Dead Man Down, which comes out March 8, is a dark love story set in the present day. There wasn’t a ton of beauty involved, but when there was, I used Oribe products a lot on Noomi Rapace. I used Soft Lacquer to give her curls and touched up with Supershine throughout the day on set—it’s so light that it doesn’t build up. One of the challenges with this movie is that a lot of the looks were supposed to be very undone, which I had a hard time with.

Spike Lee’s Old Boy is also coming out—I had so much fun working with Josh Brolin (again), Lizzie Olsen and Samuel L. Jackson. I had to take the characters throughout 20 years, so there were a lot of wigs involved!

You’ve worked on jobs spanning several time periods. How do you prepare?

There’s so much research involved. It’s not only a time period, but a socioeconomic class, geographical location, etc. I used to get books, but now I mainly do a lot of Googling.

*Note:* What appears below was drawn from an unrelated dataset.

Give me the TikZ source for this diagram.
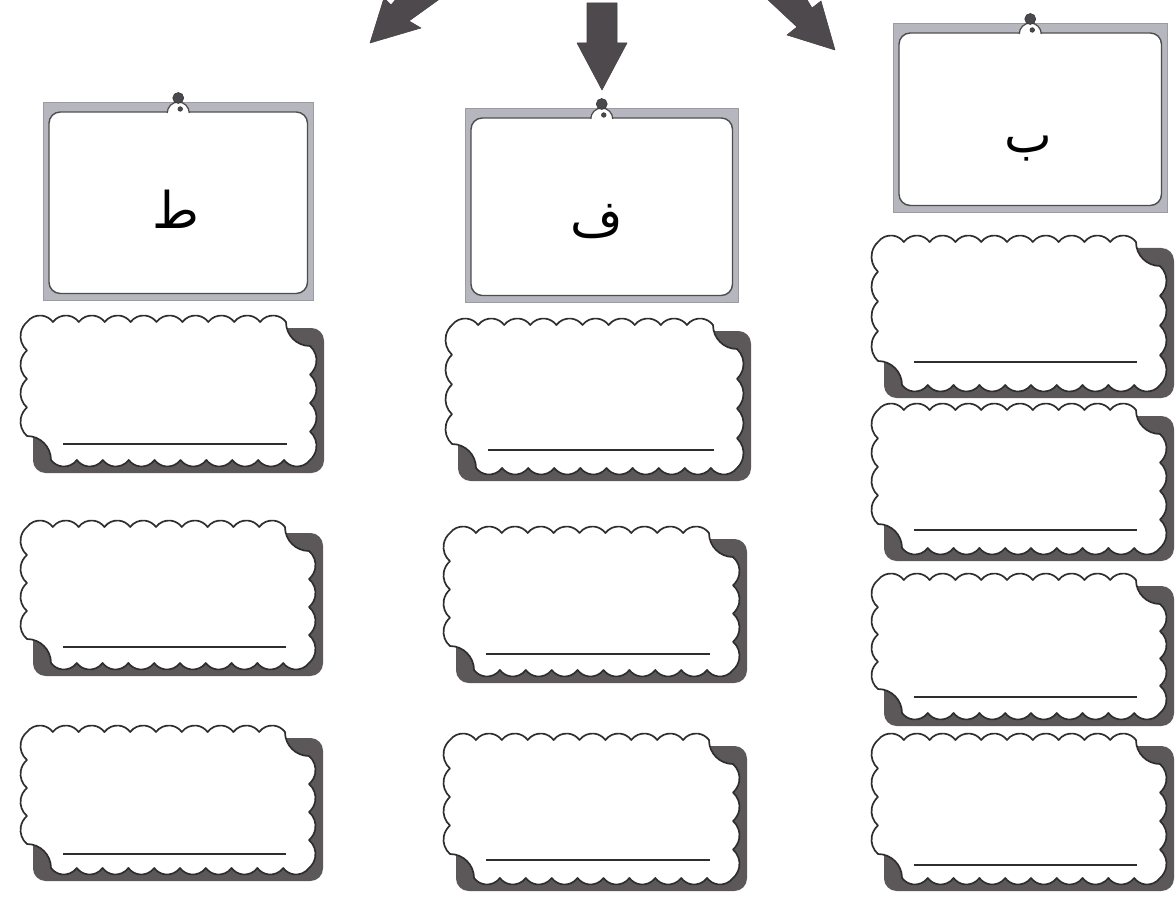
\documentclass[tikz,border=0pt]{standalone}
\usepackage{fontspec}
\newfontfamily\arabicfont[Script=Arabic]{DejaVu Sans}
\TeXXeTstate=1
\definecolor{framegray}{HTML}{B6B6BE}
\definecolor{shadowgray}{HTML}{5C585A}
\definecolor{arrowgray}{HTML}{4E494C}
\definecolor{inkgray}{HTML}{2E2E2E}
\definecolor{pingray}{HTML}{4A4A4E}
\tikzset{
  cardframe/.style={rectangle, fill=framegray, draw=framegray!85!black, line width=0.3pt, inner sep=0pt, anchor=north west},
  cardinner/.style={fill=white, draw=inkgray!85, line width=1pt, rounded corners=8pt},
  scal/.style={fill=white, draw=inkgray, line width=1.2pt, line join=round},
  scalshadow/.style={fill=shadowgray, rounded corners=9pt},
  ansline/.style={draw=inkgray, line width=0.8pt},
  bigarrow/.style={fill=arrowgray, draw=arrowgray!90!black, line width=0.4pt, line join=round},
  letter/.style={font=\arabicfont\fontsize{36}{40}\selectfont, inner sep=0pt, anchor=base},
  pinhead/.style={fill=pingray, draw=pingray!70!black, line width=0.4pt},
}
% scalloped answer box: name, x, y (top-left of base, px), w, h, line offset
\newcommand{\scalbox}[6]{%
  \pgfmathsetmacro{\sbW}{#4}%
  \pgfmathsetmacro{\sbH}{#5}%
  \pgfmathsetmacro{\sbCT}{(\sbW-24)/10}%
  \pgfmathsetmacro{\sbCS}{(\sbH-24)/4}%
  \pgfmathsetmacro{\sbAT}{2*atan(13/\sbCT)}%
  \pgfmathsetmacro{\sbRT}{(\sbCT/2)/sin(\sbAT)}%
  \pgfmathsetmacro{\sbAS}{2*atan(13/\sbCS)}%
  \pgfmathsetmacro{\sbRS}{(\sbCS/2)/sin(\sbAS)}%
  \begin{scope}[shift={(#2,{-(#3)-(#5)})}]
    \fill[scalshadow] (6,-13) rectangle (\sbW+14,\sbH-6);
    \filldraw[scal] (0,\sbH)
      \foreach \k in {1,...,10}{arc[start angle=90+\sbAT, end angle=90-\sbAT, radius=\sbRT]}
      arc[start angle=180, end angle=270, radius=24]
      \foreach \k in {1,...,4}{arc[start angle=\sbAS, end angle=-\sbAS, radius=\sbRS]}
      \foreach \k in {1,...,10}{arc[start angle=-90+\sbAT, end angle=-90-\sbAT, radius=\sbRT]}
      arc[start angle=0, end angle=90, radius=24]
      \foreach \k in {1,...,4}{arc[start angle=180+\sbAS, end angle=180-\sbAS, radius=\sbRS]}
      -- cycle;
    \draw[ansline] (36,#6) -- (\sbW-23,#6);
    \coordinate (#1) at (\sbW/2,\sbH/2);
  \end{scope}}
% card details: name
\newcommand{\cardparts}[1]{%
  \draw[cardinner] ([shift={(6,-10)}]#1.north west) rectangle ([shift={(-6,7)}]#1.south east);
  \fill[white] ([shift={(-11,-11)}]#1.north) arc[start angle=180, end angle=0, radius=11] -- cycle;
  \draw[inkgray!85, line width=0.9pt] ([shift={(-11,-11)}]#1.north) arc[start angle=180, end angle=0, radius=11];
  \fill[pinhead] ([shift={(0,4)}]#1.north) circle[radius=5.5];
  \fill[pinhead] ([shift={(2,-7)}]#1.north) circle[radius=2.3];
}
\begin{document}
\begin{tikzpicture}[x=0.025cm, y=0.025cm]
\useasboundingbox (0,0) rectangle (1176,-899);
\clip (0,0) rectangle (1176,-899);
\fill[white] (0,0) rectangle (1176,-899);

% top arrows
\coordinate (tipL) at (370,-43);
\coordinate (tipM) at (602,-90);
\coordinate (tipR) at (835,-50);
\fill[bigarrow] (tipL) -- (421,-28) -- (409,-21) -- (441,2) -- (397,2) -- (391,-5) -- (384,2) -- cycle;
\fill[bigarrow] (587,-3) -- (617,-3) -- (617,-43) -- (627,-43) -- (tipM) -- (577,-43) -- (587,-43) -- cycle;
\fill[bigarrow] (tipR) -- (787,-35) -- (797,-27) -- (766,2) -- (806,2) -- (812,-8) -- (821,-1) -- cycle;

% cards
\node[cardframe, minimum width=6.75cm, minimum height=4.95cm] (cardT) at (43,-102) {};
\cardparts{cardT}
\node[letter] (letT) at (176,-229) {\beginR ط\endR};

\node[cardframe, minimum width=6.825cm, minimum height=4.85cm] (cardF) at (465,-108) {};
\cardparts{cardF}
\node[letter] (letF) at (597,-237) {\beginR ف\endR};

\node[cardframe, minimum width=6.85cm, minimum height=4.725cm] (cardB) at (893,-23) {};
\cardparts{cardB}
\node[letter] (letB) at (1028,-153) {\beginR ب\endR};

% answer boxes
\scalbox{L1}{27}{322}{283}{138}{16}
\scalbox{L2}{27}{527}{282}{136}{16}
\scalbox{L3}{27}{732}{282}{136}{14}
\scalbox{M1}{452}{325}{285}{143}{18}
\scalbox{M2}{450}{533}{283}{137}{16}
\scalbox{M3}{450}{740}{283}{138}{18}
\scalbox{R1}{878}{242}{282}{143}{23}
\scalbox{R2}{878}{410}{282}{138}{18}
\scalbox{R3}{878}{580}{282}{133}{16}
\scalbox{R4}{878}{740}{282}{138}{13}
\end{tikzpicture}
\end{document}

Once you have some ideas in mind, you need to really understand what will work for the specific character and the actor or actress. It’s similar to a salon consultation—you have to be able to explain WHY it will work. It's often a negotiation with the actors and directors.

Do you have a favorite era to style for?

Definitely the 1960s…I like big, polished hair!

Which movies do you think have showcased the best hair?

I love period movies like Elizabeth and The Queen, but I also love seeing brilliant cuts like Meryl Streep’s cropped Miranda Priestley ‘do in The Devil Wears Prada.

How has your business background helped you on set?

It’s been a huge asset to me…and I think it’s really helped me build a reputation as a stylist who’s both talented and smart. You have to have some business sense in order to manage budgets and understand how much man power you need.

You’ve also done a lot of red carpet and editorial work. How does that differ from your movie experiences?

I love doing editorial and red carpet work with celebrities because I get to create beautiful hair that’s for them…not their characters. I’ve been blessed to work with some really amazing people and photographers, which is really gratifying. Plus, you get to live the lifestyle of a celebrity at times when they put you up in the best hotels, take you on their private jets and travel with them around the world.

What advice do you have for stylists?

It’s all about presentation. I’ve had assistants show up on set in sweatpants…and I’ve sent them home. You have to look professional—or you risk others not respecting you and your craft. Always put your best foot forward.

Also, be open to learning, no matter where you are in your career. I learn something new with every job and opportunity. I study the other stylists around me to see their techniques and their creative process—it’s important to see how others approach things.